# Records supplied start
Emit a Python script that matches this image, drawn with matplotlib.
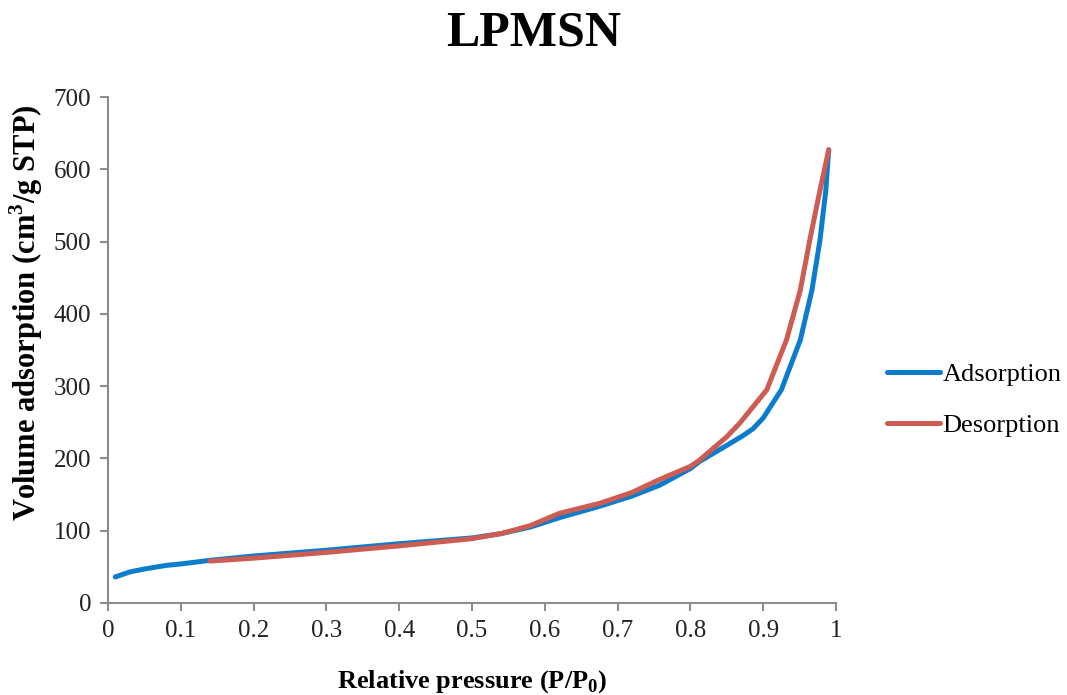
import matplotlib
matplotlib.use('Agg')
import matplotlib.pyplot as plt

# isotherm
ads_x = [0.01, 0.03, 0.05, 0.08, 0.1, 0.14, 0.2, 0.3, 0.4, 0.5, 0.54, 0.58, 0.62, 0.676, 0.72,
         0.758, 0.8, 0.813, 0.85, 0.873, 0.886, 0.9, 0.925, 0.951, 0.967, 0.978, 0.986, 0.99]
ads_y = [36, 43, 47, 52, 54, 59, 65, 73, 82, 90, 96, 105, 118, 134, 148,
         163, 186, 196, 218, 232, 241, 256, 295, 364, 433, 502, 571, 627]

des_x = [0.14, 0.2, 0.3, 0.4, 0.5, 0.54, 0.58, 0.62, 0.676, 0.72, 0.758, 0.8, 0.813, 0.85,
         0.868, 0.905, 0.932, 0.951, 0.964, 0.978, 0.99]
des_y = [58, 62, 70, 79, 89, 96, 107, 124, 138, 153, 171, 189, 198, 230,
         249, 295, 364, 433, 502, 571, 627]

plt.rcParams['font.family'] = ['Liberation Serif', 'DejaVu Serif']
plt.rcParams['mathtext.fontset'] = 'custom'
plt.rcParams['mathtext.bf'] = 'Liberation Serif:bold'
plt.rcParams['mathtext.rm'] = 'Liberation Serif'

fig = plt.figure(figsize=(10.67, 6.95), dpi=100)
ax = fig.add_axes([0.1012, 0.1324, 0.6823, 0.728])

ax.plot(ads_x, ads_y, color='#0b7dcc', lw=3.6, label='Adsorption', solid_capstyle='round')
ax.plot(des_x, des_y, color='#cd5c52', lw=3.6, label='Desorption', solid_capstyle='round')

ax.set_xlim(0, 1)
ax.set_ylim(0, 700)
ax.set_xticks([0, 0.1, 0.2, 0.3, 0.4, 0.5, 0.6, 0.7, 0.8, 0.9, 1])
ax.set_xticklabels(['0', '0.1', '0.2', '0.3', '0.4', '0.5', '0.6', '0.7', '0.8', '0.9', '1'])
ax.set_yticks(range(0, 701, 100))

for s in ['top', 'right']:
    ax.spines[s].set_visible(False)
for s in ['left', 'bottom']:
    ax.spines[s].set_color('#8c8c8c')
    ax.spines[s].set_linewidth(1.5)
ax.tick_params(direction='out', length=6, width=1.5, color='#8c8c8c',
               labelsize=18, labelcolor='#222222', pad=6)

ax.set_xlabel('Relative pressure (P/P$_\\mathbf{0}$)', fontsize=19, fontweight='bold')
ax.set_ylabel('Volume adsorption (cm$^\\mathbf{3}$/g STP)', fontsize=22, fontweight='bold')
ax.xaxis.set_label_coords(0.5, -0.128)
ax.yaxis.set_label_coords(-0.0865, 0.573)
fig.text(0.5, 0.952, 'LPMSN', ha='center', va='center', fontsize=36, fontweight='bold')

leg = ax.legend(loc='center left', bbox_to_anchor=(1.07, 0.401), frameon=False,
                borderaxespad=0, borderpad=0,
                fontsize=19, handlelength=2.0, handletextpad=0.1, labelspacing=1.05)

fig.savefig('out.png', dpi=100)
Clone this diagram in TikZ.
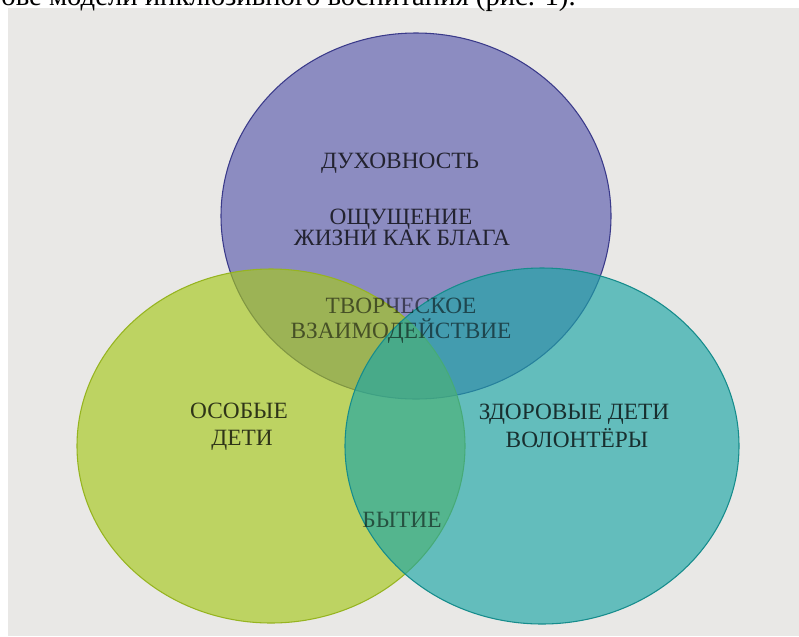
# Records supplied end
Gather each line from the listing above that holds "matplotlib".

*Answer to the exercise:*
Emit a Python script that matches this image, drawn with matplotlib.
import matplotlib
matplotlib.use('Agg')
import matplotlib.pyplot as plt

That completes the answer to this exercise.